Having the insurance not only protects his firm, it gives the firm a competitive advantage over those that don’t, Frumkin said.
Business owners, whether they’re starting out or have been up and running for a while, should learn all they can about insurance. There are several good primers online — the NAIC, Praeger’s group, has a Web site called Insure U for Small Business. It explains basic forms of insurance such as workers’ compensation, property and liability, commercial auto and home-based insurance coverage.
The Insurance Information Institute, an industry group, also provides businesses with a good overview of many kinds of insurance on its site. It explains coverage such as business interruption and employment practices liability insurance, and also has sections describing the insurance needed by specific industries such as retailing, manufacturing, farming, food service and lodging.
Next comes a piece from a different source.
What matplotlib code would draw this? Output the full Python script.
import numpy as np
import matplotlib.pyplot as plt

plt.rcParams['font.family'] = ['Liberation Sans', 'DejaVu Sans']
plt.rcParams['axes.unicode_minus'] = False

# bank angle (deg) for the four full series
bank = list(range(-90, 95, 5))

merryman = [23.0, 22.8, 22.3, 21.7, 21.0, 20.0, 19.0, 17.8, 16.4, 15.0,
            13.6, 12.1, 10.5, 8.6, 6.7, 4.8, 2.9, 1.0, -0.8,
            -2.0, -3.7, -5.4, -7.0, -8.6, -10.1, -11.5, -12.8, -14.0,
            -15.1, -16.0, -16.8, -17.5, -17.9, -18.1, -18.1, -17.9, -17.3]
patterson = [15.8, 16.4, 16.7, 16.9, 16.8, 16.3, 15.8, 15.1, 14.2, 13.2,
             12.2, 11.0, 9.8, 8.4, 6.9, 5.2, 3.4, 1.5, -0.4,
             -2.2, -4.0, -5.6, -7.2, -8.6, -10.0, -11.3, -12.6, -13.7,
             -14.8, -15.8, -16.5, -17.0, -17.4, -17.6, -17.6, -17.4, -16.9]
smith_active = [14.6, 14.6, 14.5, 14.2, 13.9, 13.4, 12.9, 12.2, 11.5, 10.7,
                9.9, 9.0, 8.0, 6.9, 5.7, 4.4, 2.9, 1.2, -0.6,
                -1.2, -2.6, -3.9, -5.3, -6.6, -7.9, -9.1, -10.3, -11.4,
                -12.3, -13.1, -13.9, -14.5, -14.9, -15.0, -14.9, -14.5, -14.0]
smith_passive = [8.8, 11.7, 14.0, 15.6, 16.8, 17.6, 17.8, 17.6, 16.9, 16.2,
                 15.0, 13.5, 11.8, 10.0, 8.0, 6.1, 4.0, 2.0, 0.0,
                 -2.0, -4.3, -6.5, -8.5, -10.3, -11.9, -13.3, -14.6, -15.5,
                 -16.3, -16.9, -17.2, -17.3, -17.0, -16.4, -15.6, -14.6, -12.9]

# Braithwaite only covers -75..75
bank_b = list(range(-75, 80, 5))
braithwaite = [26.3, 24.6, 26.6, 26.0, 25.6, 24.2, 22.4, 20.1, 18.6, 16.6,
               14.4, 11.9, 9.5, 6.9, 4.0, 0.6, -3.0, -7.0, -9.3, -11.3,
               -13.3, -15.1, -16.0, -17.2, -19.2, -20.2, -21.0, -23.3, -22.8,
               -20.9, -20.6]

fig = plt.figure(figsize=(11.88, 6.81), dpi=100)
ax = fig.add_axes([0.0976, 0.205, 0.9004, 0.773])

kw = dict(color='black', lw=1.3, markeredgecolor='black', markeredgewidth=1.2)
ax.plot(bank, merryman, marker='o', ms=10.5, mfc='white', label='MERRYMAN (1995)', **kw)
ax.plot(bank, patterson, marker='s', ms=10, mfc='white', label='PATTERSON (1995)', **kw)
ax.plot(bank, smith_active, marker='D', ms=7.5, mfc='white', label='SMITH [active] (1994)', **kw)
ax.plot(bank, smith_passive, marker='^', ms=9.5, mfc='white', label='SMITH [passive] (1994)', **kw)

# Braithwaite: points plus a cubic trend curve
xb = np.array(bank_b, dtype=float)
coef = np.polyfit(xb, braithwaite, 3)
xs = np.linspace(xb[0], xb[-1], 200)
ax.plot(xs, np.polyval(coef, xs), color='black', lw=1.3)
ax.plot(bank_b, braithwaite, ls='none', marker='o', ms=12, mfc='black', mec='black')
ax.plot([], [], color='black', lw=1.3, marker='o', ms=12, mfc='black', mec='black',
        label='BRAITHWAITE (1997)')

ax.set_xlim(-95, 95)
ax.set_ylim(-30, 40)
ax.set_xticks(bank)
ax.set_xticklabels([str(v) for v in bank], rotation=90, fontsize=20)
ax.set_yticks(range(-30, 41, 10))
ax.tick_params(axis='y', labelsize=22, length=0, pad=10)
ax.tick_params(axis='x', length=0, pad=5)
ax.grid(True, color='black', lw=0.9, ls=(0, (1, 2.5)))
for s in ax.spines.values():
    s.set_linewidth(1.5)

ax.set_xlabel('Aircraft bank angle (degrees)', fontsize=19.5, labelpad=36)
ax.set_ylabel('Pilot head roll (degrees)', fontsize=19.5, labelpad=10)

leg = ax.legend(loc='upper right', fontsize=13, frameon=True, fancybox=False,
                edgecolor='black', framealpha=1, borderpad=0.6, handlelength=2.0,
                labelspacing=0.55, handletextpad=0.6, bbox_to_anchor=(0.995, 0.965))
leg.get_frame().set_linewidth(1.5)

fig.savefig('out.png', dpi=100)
A good insurance broker should know what kinds of insurance your company needs. But if he or she isn’t familiar with your line of work, you might end up underinsured. So, as with many other aspects of running a company, some of the best information can come from other small business owners.
Tola Talabi, co-owner of Bacchus Wine Made Simple, a wine and liquor store in Manhattan, noted that he needs to carry liquor law liability insurance, which among other things provides coverage in case one of his employees unknowingly sells an alcoholic beverage to an underage customer.
“We carry it to protect ourselves from potential litigation,” he said.
Company owners can also relate to one another what they’ve learned from experience, and help others avoid some insurance pitfalls. Talabi recalled being robbed when he ran a store in New Jersey, but said he didn’t make a claim.
“I would end up paying more for it because of higher premiums,” he said.